--- What to produce ---
Print, word for word, every line from the beginning of the listing up to and including the line with "tri_y = [2.62, 2.62, 2.62, 2.28, 2.28, 2.28, 2.28, 1.965]". Pictures are to be excluded.

--- Recorded data ---
----------

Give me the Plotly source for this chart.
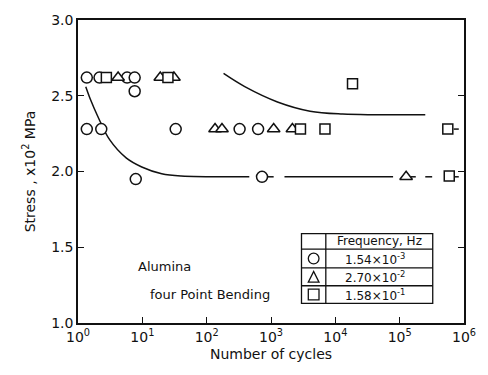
import plotly.graph_objects as go

# ---- data ----
circle_x = [1.37, 2.16, 5.8, 7.6, 7.6, 1.37, 2.3, 33, 325, 630, 7.9, 725]
circle_y = [2.62, 2.62, 2.62, 2.62, 2.53, 2.28, 2.28, 2.28, 2.28, 2.28, 1.95, 1.965]

tri_x = [4.2, 19, 31, 135, 173, 1100, 2150, 1.26e5]
tri_y = [2.62, 2.62, 2.62, 2.28, 2.28, 2.28, 2.28, 1.965]

sq_x = [2.76, 25, 2870, 6900, 1.85e4, 5.6e5, 5.9e5]
sq_y = [2.62, 2.62, 2.28, 2.28, 2.58, 2.28, 1.97]

# hand-drawn trend curves
upper_curve_x = [183, 391, 1260, 4050, 1.3e4, 4.17e4, 2.5e5]
upper_curve_y = [2.647, 2.56, 2.459, 2.398, 2.379, 2.375, 2.375]

lower_curve_x = [1.32, 1.58, 2.0, 3.1, 5.6, 9.8, 20, 40, 460]
lower_curve_y = [2.56, 2.47, 2.37, 2.21, 2.09, 2.03, 1.985, 1.97, 1.965]

# broken continuation of the lower curve
lower_dash_x = [890, 1100, None, 1620, 7.9e4, None, 1.5e5, 1.78e5, None, 2.5e5, 3.2e5, None, 6.9e5, 8.3e5]
lower_dash_y = [1.965, 1.965, None, 1.965, 1.965, None, 1.965, 1.965, None, 1.965, 1.965, None, 1.965, 1.965]
upper_stub_x = [6.9e5, 8.3e5]
upper_stub_y = [2.28, 2.28]

x_tickvals = [1, 10, 100, 1e3, 1e4, 1e5, 1e6]
x_ticktext = ["10<sup>0</sup>", "10<sup>1</sup>", "10<sup>2</sup>", "10<sup>3</sup>",
              "10<sup>4</sup>", "10<sup>5</sup>", "10<sup>6</sup>"]
y_tickvals = [1.0, 1.5, 2.0, 2.5, 3.0]
y_ticktext = ["1.0", "1.5", "2.0", "2.5", "3.0"]

legend_title = "Frequency, Hz"
legend_labels = ["1.54\u00d710<sup>-3</sup>", "2.70\u00d710<sup>-2</sup>", "1.58\u00d710<sup>-1</sup>"]

FONT = "DejaVu Sans"
BLACK = "#111111"

fig = go.Figure()
line_style = dict(color=BLACK, width=1.5)
fig.add_trace(go.Scatter(x=upper_curve_x, y=upper_curve_y, mode="lines",
                         line=dict(shape="spline", **line_style), hoverinfo="skip"))
fig.add_trace(go.Scatter(x=lower_curve_x, y=lower_curve_y, mode="lines",
                         line=dict(shape="spline", **line_style), hoverinfo="skip"))
fig.add_trace(go.Scatter(x=lower_dash_x, y=lower_dash_y, mode="lines",
                         line=line_style, hoverinfo="skip"))
fig.add_trace(go.Scatter(x=upper_stub_x, y=upper_stub_y, mode="lines",
                         line=line_style, hoverinfo="skip"))

mk = dict(color="white", size=11, line=dict(color=BLACK, width=1.5))
fig.add_trace(go.Scatter(x=circle_x, y=circle_y, mode="markers",
                         marker=dict(symbol="circle", **mk)))
fig.add_trace(go.Scatter(x=tri_x, y=tri_y, mode="markers",
                         marker=dict(symbol="triangle-up", **mk)))
fig.add_trace(go.Scatter(x=sq_x, y=sq_y, mode="markers",
                         marker=dict(symbol="square", **dict(mk, size=10))))

# ---- legend table (paper coordinates) ----
x0, xd, x1 = 0.579, 0.642, 0.919
ytop, r1, r2, r3, ybot = 0.295, 0.2435, 0.182, 0.123, 0.065
shapes = []
lw = dict(color=BLACK, width=1.3)
shapes.append(dict(type="rect", xref="paper", yref="paper", x0=x0, x1=x1, y0=ybot, y1=ytop,
                   line=lw, fillcolor="white", layer="above"))
shapes.append(dict(type="line", xref="paper", yref="paper", x0=xd, x1=xd, y0=ybot, y1=ytop, line=lw))
for yy in (r1, r2, r3):
    shapes.append(dict(type="line", xref="paper", yref="paper", x0=x0, x1=x1, y0=yy, y1=yy, line=lw))

cx = (x0 + xd) / 2
pw, ph = 397.0, 308.0
s = 5.5
rows_c = [(r1 + r2) / 2, (r2 + r3) / 2, (r3 + ybot) / 2]
shapes.append(dict(type="circle", xref="paper", yref="paper",
                   x0=cx - s / pw, x1=cx + s / pw, y0=rows_c[0] - s / ph, y1=rows_c[0] + s / ph,
                   line=lw))
ty = rows_c[1]
shapes.append(dict(type="path", xref="paper", yref="paper",
                   path=f"M {cx - s / pw} {ty - s / ph} L {cx + s / pw} {ty - s / ph} L {cx} {ty + s / ph} Z",
                   line=lw))
sy = rows_c[2]
shapes.append(dict(type="rect", xref="paper", yref="paper",
                   x0=cx - s / pw, x1=cx + s / pw, y0=sy - s / ph, y1=sy + s / ph, line=lw))

annotations = []
tx = (xd + x1) / 2
tf = dict(family=FONT, size=12, color=BLACK)
annotations.append(dict(text=legend_title, xref="paper", yref="paper", x=tx, y=(ytop + r1) / 2,
                        showarrow=False, font=tf, xanchor="center", yanchor="middle"))
for lab, yc in zip(legend_labels, rows_c):
    annotations.append(dict(text=lab, xref="paper", yref="paper", x=tx - 0.01, y=yc,
                            showarrow=False, font=tf, xanchor="center", yanchor="middle"))
bf = dict(family=FONT, size=13, color=BLACK)
annotations.append(dict(text="Alumina", xref="paper", yref="paper", x=0.151, y=0.185,
                        showarrow=False, font=bf, xanchor="left", yanchor="middle"))
annotations.append(dict(text="four Point Bending", xref="paper", yref="paper", x=0.181, y=0.094,
                        showarrow=False, font=bf, xanchor="left", yanchor="middle"))

af = dict(family=FONT, size=14, color=BLACK)
fig.update_layout(
    width=488, height=375,
    margin=dict(l=78, r=13, t=15, b=52),
    paper_bgcolor="white", plot_bgcolor="white",
    showlegend=False,
    font=af,
    shapes=shapes, annotations=annotations,
    xaxis=dict(type="log", range=[0, 6], tickvals=x_tickvals, ticktext=x_ticktext,
               ticks="inside", ticklen=6, tickwidth=1.3, tickcolor=BLACK,
               showline=True, linecolor=BLACK, linewidth=1.5, mirror=True,
               showgrid=False, zeroline=False,
               title=dict(text="Number of cycles", font=af, standoff=6),
               tickfont=af),
    yaxis=dict(range=[1, 3], tickvals=y_tickvals, ticktext=y_ticktext,
               ticks="inside", ticklen=6, tickwidth=1.3, tickcolor=BLACK,
               showline=True, linecolor=BLACK, linewidth=1.5, mirror="ticks",
               showgrid=False, zeroline=False,
               title=dict(text="Stress , x10<sup>2</sup> MPa", font=af, standoff=12),
               tickfont=af),
)

fig.write_html("out.html")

----------

--- Response ---
Give me the Plotly source for this chart.
import plotly.graph_objects as go

# ---- data ----
circle_x = [1.37, 2.16, 5.8, 7.6, 7.6, 1.37, 2.3, 33, 325, 630, 7.9, 725]
circle_y = [2.62, 2.62, 2.62, 2.62, 2.53, 2.28, 2.28, 2.28, 2.28, 2.28, 1.95, 1.965]

tri_x = [4.2, 19, 31, 135, 173, 1100, 2150, 1.26e5]
tri_y = [2.62, 2.62, 2.62, 2.28, 2.28, 2.28, 2.28, 1.965]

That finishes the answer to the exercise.